December 30, 2012 - Ozymandias and Frankenstein

On this date in 1816, two authors married. Percy Bysshe Shelley was the Romantic poet who would later write Ozymandias, and Mary Wollstonecraft Godwin was the author who would later write the gothic novel Frankenstein. (At that point her name was Mary Shelley.)

The Shelleys were considered radical in their lifestyle and political views during their own lifetime, but they achieved admiration and fame for their writings since then.

It's always interesting when two famous or well-accomplished people marry. In the past such power-couple marriages were rare because women were so strongly encouraged to stay home and to focus on family matters; also, women often lacked educational opportunities.

From Queen Victoria and Prince Albert to Bill and Hilary Clinton, from Elizabeth Taylor and Richard Burton to Brad Pitt and Angelina Jolie, power couples can achieve great things together or support each other as they achieve great things separately. Power couples often stay together for years or decades, but they often break up suddenly and publicly as well.

The hubris of humankind

The word hubris means excessive pride—that is, too darned much pride. Both of the Shelleys dealt with hubris in their works I am featuring here.

Ozymandias is a short poem about a mighty king who thought he would make a giant, lasting imprint on history...Read it here, or listen to it over here.

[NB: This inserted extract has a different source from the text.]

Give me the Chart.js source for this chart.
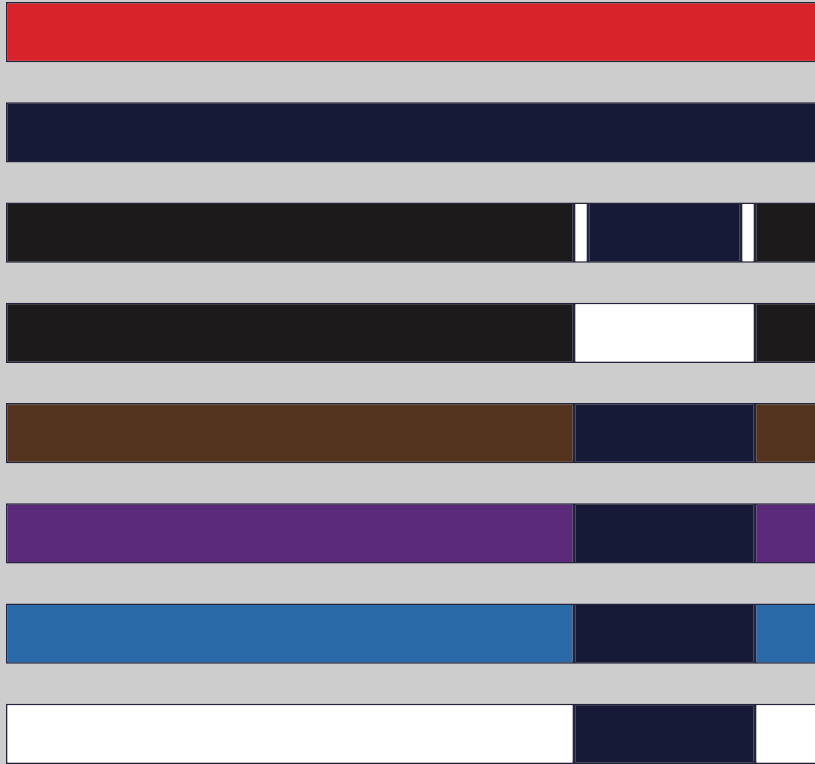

It is hubris to assume that, no matter how much you matter to yourself, you will matter to everybody, for all time.

Frankenstein is about a scientist who tries to create life out of dead body parts and ends up creating a monster. Some people worry that science pushing into matters of life and death is another example of hubris, of people meddling with things that shouldn't be meddled with. Other people worry that these worries are exaggerated and that we shouldn't arbitrarily limit scientific experimentation.